» **WORK REQUIRED**
Begin with the first line and repeat exactly through the line containing "YMAX = (H - B - T) / PX_PER_Y"; leave every image out.

» **RAW DATA**
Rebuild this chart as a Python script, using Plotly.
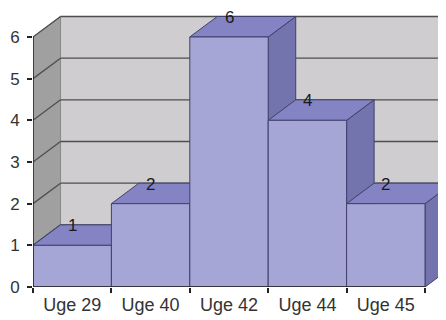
import plotly.graph_objects as go

# ---- data ----
categories = ["Uge 29", "Uge 40", "Uge 42", "Uge 44", "Uge 45"]
values = [1, 2, 6, 4, 2]
y_ticks = [0, 1, 2, 3, 4, 5, 6]

# ---- pseudo-3D geometry (in axis units) ----
DX = 0.351   # depth offset along x
DY = 0.492   # depth offset along y
XMIN = -0.5
YTOP = 6
n = len(categories)
pos = list(range(n))

# page body has an 8px default margin; size the figure to the remaining window
PAGE_OFF = 8
W, H = 446 - PAGE_OFF, 320 - PAGE_OFF
L = 33 - PAGE_OFF
B = H - (287 - PAGE_OFF)
T = 2
PX_PER_X = 78.4
PX_PER_Y = 41.67
XMAX = XMIN + (W - L) / PX_PER_X
YMAX = (H - B - T) / PX_PER_Y

FRONT = "#A6A6D6"
TOP = "#8484C4"
SIDE = "#7373AD"
EDGE = "#40406A"
BACK = "#CFCDCF"
LEFTWALL = "#A0A0A0"
GRID = "#4E4E4E"

shapes = []
# back wall
shapes.append(dict(type="rect", xref="x", yref="y", layer="below",
                   x0=XMIN + DX, x1=XMAX + 1, y0=DY, y1=YTOP + DY,
                   fillcolor=BACK, line=dict(color="#9A9A9A", width=1)))
# left wall
shapes.append(dict(type="path", xref="x", yref="y", layer="below",
                   path=f"M{XMIN},0 L{XMIN},{YTOP} L{XMIN+DX},{YTOP+DY} L{XMIN+DX},{DY} Z",
                   fillcolor=LEFTWALL, line=dict(color="#8A8A8A", width=1)))
# gridlines
for k in y_ticks:
    if k > 0:
        shapes.append(dict(type="line", xref="x", yref="y", layer="below",
                           x0=XMIN + DX, x1=XMAX + 1, y0=k + DY, y1=k + DY,
                           line=dict(color=GRID, width=1.3)))
    shapes.append(dict(type="line", xref="x", yref="y", layer="below",
                       x0=XMIN, x1=XMIN + DX, y0=k, y1=k + DY,
                       line=dict(color=GRID, width=1.3)))
# bar sides and tops
for i, v in zip(pos, values):
    shapes.append(dict(type="path", xref="x", yref="y", layer="below",
                       path=f"M{i+0.5},0 L{i+0.5},{v} L{i+0.5+DX},{v+DY} L{i+0.5+DX},{DY} Z",
                       fillcolor=SIDE, line=dict(color=EDGE, width=1)))
    shapes.append(dict(type="path", xref="x", yref="y", layer="below",
                       path=f"M{i-0.5},{v} L{i+0.5},{v} L{i+0.5+DX},{v+DY} L{i-0.5+DX},{v+DY} Z",
                       fillcolor=TOP, line=dict(color=EDGE, width=1)))
# front axis lines
shapes.append(dict(type="line", xref="x", yref="y", layer="above",
                   x0=XMIN, x1=XMIN, y0=0, y1=YTOP, line=dict(color="#222", width=1.5)))
shapes.append(dict(type="line", xref="x", yref="y", layer="above",
                   x0=XMIN, x1=n - 0.5, y0=0, y1=0, line=dict(color="#222", width=1.5)))

annotations = [dict(x=i, y=v + DY, xref="x", yref="y", text=str(v), showarrow=False,
                    font=dict(size=17, color="#1A1A1A"), yanchor="middle", yshift=-1)
               for i, v in zip(pos, values)]

fig = go.Figure()
fig.add_trace(go.Bar(x=pos, y=values, width=1, marker=dict(color=FRONT, line=dict(color=EDGE, width=1)),
                     hoverinfo="skip", showlegend=False))
fig.add_trace(go.Scatter(x=pos, y=values, xaxis="x2", mode="markers", marker=dict(opacity=0),
                         hoverinfo="skip", showlegend=False))

fig.update_layout(
    width=W, height=H,
    margin=dict(l=L, r=0, t=T, b=B, autoexpand=False),
    paper_bgcolor="white", plot_bgcolor="white",
    font=dict(family="Liberation Sans, Arial, sans-serif", color="#333"),
    shapes=shapes, annotations=annotations,
    xaxis=dict(range=[XMIN, XMAX], showgrid=False, zeroline=False, showline=False, automargin=False,
               tickvals=[b - 0.5 for b in range(n + 1)], ticktext=[""] * (n + 1),
               ticks="outside", ticklen=5, tickcolor="#222", tickwidth=1.5),
    xaxis2=dict(range=[XMIN, XMAX], overlaying="x", side="bottom", showgrid=False, automargin=False,
                zeroline=False, showline=False, tickvals=pos, ticktext=categories,
                ticks="", tickfont=dict(size=18, color="#333"), ticklabelstandoff=5),
    yaxis=dict(range=[0, YMAX], showgrid=False, zeroline=False, showline=False,
               automargin=False, tickvals=y_ticks, ticks="outside", ticklen=5, tickcolor="#222",
               tickwidth=1.5, tickfont=dict(size=17, color="#333"), ticklabelstandoff=4),
)

fig.write_html("out.html")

» **RESULT BELOW**
Rebuild this chart as a Python script, using Plotly.
import plotly.graph_objects as go

# ---- data ----
categories = ["Uge 29", "Uge 40", "Uge 42", "Uge 44", "Uge 45"]
values = [1, 2, 6, 4, 2]
y_ticks = [0, 1, 2, 3, 4, 5, 6]

# ---- pseudo-3D geometry (in axis units) ----
DX = 0.351   # depth offset along x
DY = 0.492   # depth offset along y
XMIN = -0.5
YTOP = 6
n = len(categories)
pos = list(range(n))

# page body has an 8px default margin; size the figure to the remaining window
PAGE_OFF = 8
W, H = 446 - PAGE_OFF, 320 - PAGE_OFF
L = 33 - PAGE_OFF
B = H - (287 - PAGE_OFF)
T = 2
PX_PER_X = 78.4
PX_PER_Y = 41.67
XMAX = XMIN + (W - L) / PX_PER_X
YMAX = (H - B - T) / PX_PER_Y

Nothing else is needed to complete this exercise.